E foi o que aconteceu também em “As Horas”. Entregando sua alma à Virginia, Kidman passa com clareza os distúrbios da escritora, além de mudar seu sotaque, usar uma prótese perfeita no nariz, aprender a escrever com a mão direita para realizar algumas cenas importantes e até enfrentar uma turbina instalada no rio onde sua personagem se suicida no início do filme. Nada melhor do que reconhecer sua entrega e sua maravilhosa atuação.

O mesmo acontece com Julianne Moore. Até então com pouco destaque na indústria cinematográfica, faz de Laura Brown um personagem misterioso, mas ao mesmo tempo causando uma relação de identificação com o público, justamente por ser das três a que mais dá espaço para sentirmos o mesmo que ela, suas angústias e dúvidas meio a uma vida infeliz que ela nunca desejou. Meryl Streep já é fabulosa e tem um histórico riquíssimo de bons filmes, e já era de se esperar uma maturidade maior ao interpretar Clarissa Vaughn, conseguindo compor um personagem que se comunica, acima de tudo, com o olhar. É impressionante como sentimos que Clarissa quer ser segura de si, mas nem sempre se sente em segurança. Além das três, Ed Harris faz uma participação inesquecível na pele do aidético Richard, John C. Reilly encara o esforçado Dan Brown, marido de Laura, e Toni Collete como Kitty, mesmo aparecendo só uma cena, é a responsável por um dos momentos mais emocionantes de toda a trama.

Cheio de metáforas que interferem na nossa vida, “As Horas” é, acima de tudo, um banho de profissionalismo técnico, um manual de como se fazer um verdadeiro filme dramático sem cair na superficialidade ou no lugar comum.
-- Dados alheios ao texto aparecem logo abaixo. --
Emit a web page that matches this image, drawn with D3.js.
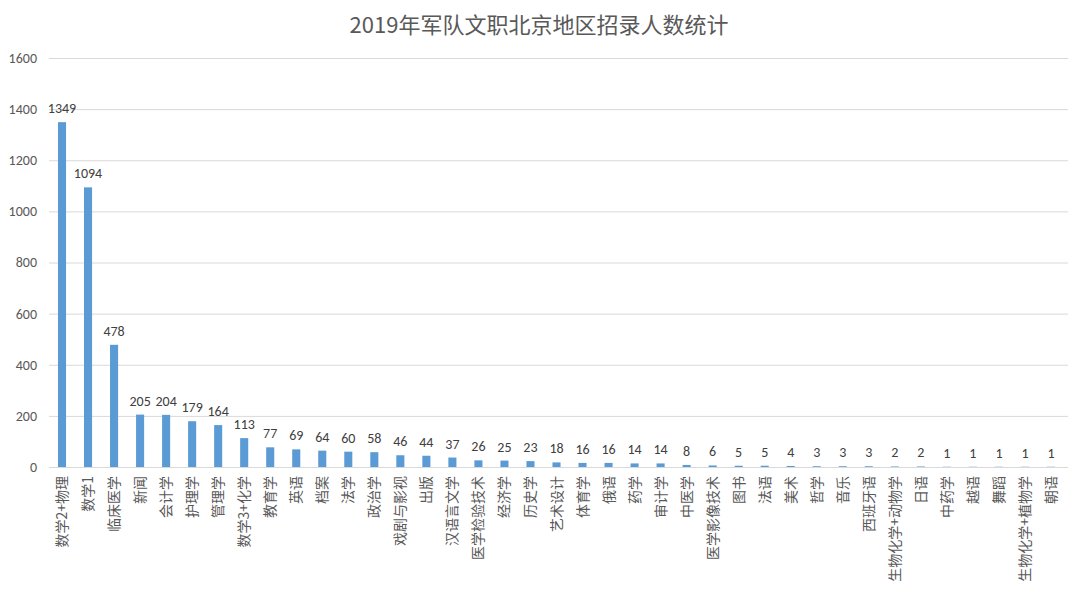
<!DOCTYPE html>
<html><head><meta charset="utf-8">
<script src="https://cdn.jsdelivr.net/npm/d3@7"></script>
<style>body{margin:0;background:#fff;}svg{display:block;font-family:"Noto Sans CJK SC","Microsoft YaHei",sans-serif;}</style>
</head><body>
<svg id="c" width="1080" height="594"></svg>
<script>
const categories = ["数学2+物理","数学1","临床医学","新闻","会计学","护理学","管理学","数学3+化学","教育学","英语","档案","法学","政治学","戏剧与影视","出版","汉语言文学","医学检验技术","经济学","历史学","艺术设计","体育学","俄语","药学","审计学","中医学","医学影像技术","图书","法语","美术","哲学","音乐","西班牙语","生物化学+动物学","日语","中药学","越语","舞蹈","生物化学+植物学","朝语"];
const values = [1349,1094,478,205,204,179,164,113,77,69,64,60,58,46,44,37,26,25,23,18,16,16,14,14,8,6,5,5,4,3,3,3,2,2,1,1,1,1,1];
const yTicks = [0,200,400,600,800,1000,1200,1400,1600];
const title = "2019年军队文职北京地区招录人数统计";

const svg = d3.select("#c");
const mLeft = 49, mRight = 1064, mTop = 58, mBottom = 467;
const x = d3.scaleBand().domain(categories).range([mLeft, mRight]).paddingInner(0.69).paddingOuter(0.345);
const y = d3.scaleLinear().domain([0,1600]).range([mBottom, mTop]);

svg.append("text").attr("x", 539).attr("y", 33).attr("text-anchor","middle")
  .attr("font-size", 22).attr("fill","#595959").text(title);

const ya = svg.append("g").attr("transform",`translate(${mLeft},0)`)
  .call(d3.axisLeft(y).tickValues(yTicks).tickFormat(d3.format("d")).tickSize(-(mRight+4-mLeft)).tickPadding(12));
ya.select(".domain").remove();
ya.selectAll(".tick line").attr("stroke","#d9d9d9");
ya.selectAll(".tick text").attr("fill","#595959").attr("font-size",14).attr("font-family","Carlito,Calibri,'Liberation Sans',sans-serif");

svg.append("g").selectAll("rect").data(values).join("rect")
  .attr("x",(d,i)=>x(categories[i])).attr("width",x.bandwidth())
  .attr("y",d=>y(d)).attr("height",d=>y(0)-y(d)).attr("fill","#5b9bd5");

svg.append("g").selectAll("text").data(values).join("text")
  .attr("x",(d,i)=>x(categories[i])+x.bandwidth()/2).attr("y",d=>y(d)-9)
  .attr("text-anchor","middle").attr("font-size",14).attr("fill","#404040")
  .attr("font-family","Carlito,Calibri,'Liberation Sans',sans-serif").text(d=>d);

const xa = svg.append("g").attr("transform",`translate(0,${mBottom})`)
  .call(d3.axisBottom(x).tickSize(0).tickPadding(0));
xa.select(".domain").attr("stroke","#d9d9d9");
xa.selectAll(".tick text").attr("transform","translate(5,9) rotate(-90)")
  .attr("text-anchor","end").attr("dy","0").attr("font-size",14).attr("fill","#595959")
  .attr("font-family","'Noto Sans CJK SC',sans-serif");
</script>
</body></html>
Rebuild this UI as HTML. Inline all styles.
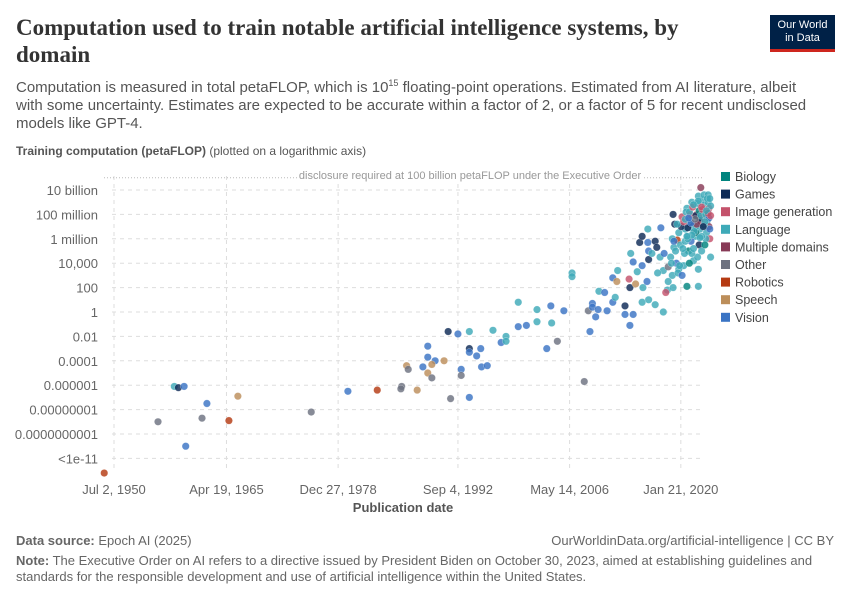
<!DOCTYPE html>
<html><head><meta charset="utf-8">
<style>
body{margin:0;background:#fff;font-family:"Liberation Sans",sans-serif;}
#wrap{position:relative;width:850px;height:600px;overflow:hidden;}
.t{position:absolute;white-space:nowrap;}
</style></head>
<body>
<div id="wrap">
<div class="t" style="left:16px;top:14px;font-family:'Liberation Serif',serif;font-size:23px;font-weight:bold;color:#333;line-height:27px;">Computation used to train notable artificial intelligence systems, by<br>domain</div>
<div style="position:absolute;left:770px;top:15px;width:65px;height:37px;background:#002147;border-bottom:3px solid #ce261e;color:#fff;font-size:11px;line-height:13px;text-align:center;padding-top:4px;box-sizing:border-box;">Our World<br>in Data</div>
<div class="t" style="left:16px;top:74px;font-size:15px;line-height:18px;color:#555;">Computation is measured in total petaFLOP, which is 10<sup style="font-size:9px">15</sup> floating-point operations. Estimated from AI literature, albeit<br>with some uncertainty. Estimates are expected to be accurate within a factor of 2, or a factor of 5 for recent undisclosed<br>models like GPT-4.</div>
<div class="t" style="left:16px;top:144px;font-size:12px;color:#555;"><b>Training computation (petaFLOP)</b> (plotted on a logarithmic axis)</div>
<svg id="plot" width="850" height="600" style="position:absolute;left:0;top:0"></svg>
<div class="t" style="left:16px;top:533px;font-size:13px;color:#666;"><b>Data source:</b> Epoch AI (2025)</div>
<div class="t" style="right:16px;top:533px;font-size:13px;color:#666;">OurWorldinData.org/artificial-intelligence | CC BY</div>
<div class="t" style="left:16px;top:553px;font-size:13px;line-height:16px;color:#666;"><b>Note:</b> The Executive Order on AI refers to a directive issued by President Biden on October 30, 2023, aimed at establishing guidelines and<br>standards for the responsible development and use of artificial intelligence within the United States.</div>
</div>
<script>
const categories=["Biology","Games","Image generation","Language","Multiple domains","Other","Robotics","Speech","Vision"];
const colors=["#00847e","#0d2a55","#c4526b","#3eaab8","#883a57","#6d7280","#b53a12","#bc8e5a","#3a74c4"];
const yTickValues=[10,8,6,4,2,0,-2,-4,-6,-8,-10,-12];
const yTickLabels=["10 billion","100 million","1 million","10,000","100","1","0.01","0.0001","0.000001","0.00000001","0.0000000001","<1e-11"];
const xTickYears=[1950.5,1964.3,1978.0,1992.7,2006.4,2020.05];
const xTickLabels=["Jul 2, 1950","Apr 19, 1965","Dec 27, 1978","Sep 4, 1992","May 14, 2006","Jan 21, 2020"];
const years=[1949.3,1955.9,1957.9,1958.4,1959.1,1959.3,1961.9,1961.3,1964.6,1965.7,1974.7,1979.2,1982.8,1986.4,1986.6,1985.8,1985.7,1987.7,
1989.0,1989.0,1988.4,1989.9,1989.5,1989.0,1989.5,1991.0,1991.5,1992.7,1994.1,1994.1,1994.1,1995.5,1995.0,1993.1,1993.1,1995.6,1996.3,1991.8,1994.1,
1997.0,1998.0,1998.6,1998.6,2000.1,2001.1,2000.1,2002.4,2002.4,2004.1,2004.2,2005.7,2003.6,2004.9,2008.2,2006.7,2006.7,2008.7,2008.9,2009.2,2009.2,2009.6,2009.9,2010.0,2010.7,2011.0,2011.7,2012.0,2011.7,2012.3,2013.2,2013.2,2013.8,2014.2,2012.2,2013.7,2013.8,2014.5,2013.9,2014.2,2015.0,2015.3,2016.0,2016.0,2016.1,2016.1,2015.3,2014.7,2015.4,2015.9,2015.3,2016.1,2016.9,2017.9,2016.9,2017.1,2017.6,2017.9,2018.5,2018.4,2019.1,2018.2,2019.2,2019.1,2019.6,2020.8,2022.2,2022.5,
2018.8,2019.0,2019.3,2019.5,2019.8,2020.0,2020.2,2020.4,2020.6,2020.8,2021.0,2021.2,2021.4,2021.6,2021.8,2022.0,2022.2,2022.4,2022.6,2022.8,2023.0,2023.2,2023.4,
2019.0,2019.4,2019.8,2020.1,2020.5,2020.9,2021.3,2021.7,2022.1,2022.5,2022.9,2023.3,2023.6,
2019.2,2019.7,2020.3,2020.7,2021.1,2021.5,2021.9,2022.3,2022.7,2023.1,2023.5,
2018.5,2018.9,2019.6,2020.2,2020.6,2021.0,2021.4,2021.8,2022.2,2022.6,2023.0,2023.4,2023.7,
2020.4,2021.2,2021.9,2022.4,2022.8,2023.2,2023.6,2022.0,2021.6,2020.9,2023.5,2023.0,2022.6,2019.9,2017.5,2018.0,2017.2,2016.5,
2020.6,2020.9,2021.1,2021.3,2021.5,2021.7,2021.9,2022.1,2022.3,2022.5,2022.7,2022.9,2023.1,2023.3,2023.5,2023.7,2021.4,2021.8,2022.2,2022.6,2023.0,2023.4,2023.6,2020.8,2021.0,2022.4,2022.8,2023.2,2023.7,2021.6];
const logs=[-13.2,-9.0,-6.1,-6.2,-6.1,-11,-7.5,-8.7,-8.9,-6.9,-8.2,-6.5,-6.4,-4.4,-4.7,-6.1,-6.3,-6.4,
-2.8,-3.7,-4.5,-4.0,-4.3,-5.0,-5.4,-4.0,-1.6,-1.8,-1.6,-3.0,-3.3,-3.0,-3.6,-4.7,-5.2,-4.5,-4.4,-7.1,-7.0,
-1.5,-2.5,-2.0,-2.4,-1.2,-1.1,0.8,0.2,-0.8,0.5,-0.9,0.1,-3.0,-2.4,-5.7,3.2,2.9,0.1,-1.6,0.7,0.4,-0.4,0.2,1.7,1.6,0.1,0.8,1.2,2.8,3.4,0.5,-0.2,-1.1,-0.2,2.5,2.7,2.0,2.3,4.8,4.1,5.7,6.2,6.8,5.7,5.0,4.3,3.8,3.3,2.0,2.5,0.8,1.0,0.6,0.0,5.8,5.3,6.9,3.4,3.7,1.8,2.0,1.6,5.3,8.0,5.9,2.1,2.1,10.2,
4.5,6.0,7.2,4.0,6.5,5.5,7.8,3.8,6.8,8.5,5.0,7.2,9.0,4.2,6.2,8.0,9.5,6.8,7.5,9.2,8.8,6.5,9.0,
3.0,5.0,3.5,7.0,4.8,6.2,5.8,8.8,4.5,7.8,9.6,7.5,6.0,
5.8,3.2,5.2,8.2,4.0,6.8,7.0,5.5,8.0,6.0,7.0,
2.5,4.0,7.2,3.0,5.8,7.5,4.8,6.5,3.5,5.0,8.2,9.6,4.5,
7.4,8.0,6.5,7.5,7.2,7.8,6.8,7.2,5.2,6.0,8.5,5.5,6.2,3.8,4.5,4.8,3.2,4.8,
7.6,6.9,8.2,7.3,8.6,6.6,7.9,8.9,8.3,7.9,8.4,7.1,8.0,9.3,7.7,8.7,6.3,7.6,9.1,8.6,7.4,8.1,9.3,6.2,7.7,6.1,7.0,8.3,7.9,8.8];
const domains=[6,5,3,1,8,8,8,5,6,7,5,8,6,7,5,5,5,7,
8,8,8,8,7,7,5,7,1,8,3,1,8,8,8,8,5,8,8,5,8,
3,8,3,3,8,8,3,3,3,8,3,8,8,5,5,3,3,5,8,8,8,8,8,3,8,8,8,3,8,3,1,8,8,8,7,2,1,7,3,8,1,1,3,8,8,1,8,3,3,8,3,3,3,3,1,1,8,3,5,3,3,2,3,1,6,0,3,4,
3,3,1,8,3,3,2,3,3,3,0,1,3,3,3,2,3,3,2,3,3,3,3,
3,3,3,1,3,3,8,3,3,0,3,3,2,
8,3,3,3,0,3,3,1,2,3,4,
3,3,3,8,3,3,3,2,3,3,3,3,3,
2,2,0,1,2,5,8,4,3,3,2,0,3,3,3,8,3,3,
3,1,3,8,2,3,1,3,0,3,2,3,3,3,8,3,3,5,3,2,3,4,3,3,8,3,1,3,2,3];
const svg=document.getElementById('plot');const NS='http://www.w3.org/2000/svg';
const X0=104,X1=703;
function xs(y){return 114+(y-1950.5)*8.15;}
function ys(l){return 190+(10-l)*12.2;}
function mk(t,a,p){const e=document.createElementNS(NS,t);for(const k in a)e.setAttribute(k,a[k]);(p||svg).appendChild(e);return e;}
yTickValues.forEach((v,i)=>{
 const l=mk('line',{x1:112,x2:X1,y1:ys(v),y2:ys(v),stroke:'#ddd','stroke-dasharray':'4,4'});
 
 
 const t=mk('text',{x:98,y:ys(v)+5,'text-anchor':'end','font-size':13,fill:'#666','font-family':'Liberation Sans'});
 t.textContent=yTickLabels[i];
 
 
});
xTickYears.forEach((v,i)=>{
 const l=mk('line',{x1:xs(v),x2:xs(v),y1:176,y2:470,stroke:'#ddd','stroke-dasharray':'4,4'});
 
 
 const t=mk('text',{x:xs(v),y:494,'text-anchor':'middle','font-size':13,fill:'#666','font-family':'Liberation Sans'});
 t.textContent=xTickLabels[i];
 
 
});
const dl=mk('line',{x1:X0,x2:X1,y1:ys(11),y2:ys(11),stroke:'#bbb','stroke-dasharray':'1,2'});


const dr=mk('rect',{x:298,y:ys(11)-9,width:345,height:13,fill:'#fff'});


const dt=mk('text',{x:470,y:ys(11)+1,'text-anchor':'middle','font-size':11,fill:'#999','font-family':'Liberation Sans'});
dt.textContent='disclosure required at 100 billion petaFLOP under the Executive Order';


const xt=mk('text',{x:403,y:512,'text-anchor':'middle','font-size':13,'font-weight':'bold',fill:'#555','font-family':'Liberation Sans'});
xt.textContent='Publication date';


years.forEach((y,i)=>{
 const c=mk('circle',{cx:xs(y),cy:ys(logs[i]),r:3.7,fill:colors[domains[i]],'fill-opacity':0.82,stroke:'#fff','stroke-width':0.4,'stroke-opacity':0.6});
 
 
});
categories.forEach((c,i)=>{
 const yy=177+i*17.6;
 const r=mk('rect',{x:721,y:yy-5,width:9,height:9,fill:colors[i]});
 
 
 const t=mk('text',{x:735,y:yy+4,'font-size':12.5,fill:'#444','font-family':'Liberation Sans'});
 t.textContent=c;
 
 
});
</script>
</body></html>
Impecável do começo ao fim, é fato que muitos poderão não gostar da história, achando-a monótona ou melancólica, mas temos que entender que esta é a intenção do filme. Não é fácil digerir e ficamos embalados em uma tristeza múltipla a cada passo dos personagens, que fazem de seus diálogos verdadeiras máquinas de liberar suas dores e sentimentos, proporcionando momentos inesquecíveis como a conversa de Virginia e seu esposo na estação de trem. Ali somos cúmplices de um grito desesperado da escritora e é impossível não concordar ou se identificar com ela. E o mais importante: não a vemos como coitadinha, e sim como um ser humano que tem seus anseios, mesmo ouvindo vozes ou tendo problemas psicológicos e distúrbios. “As Horas” é denso e imperdível, virou clássico e, sem dúvidas, é inigualável.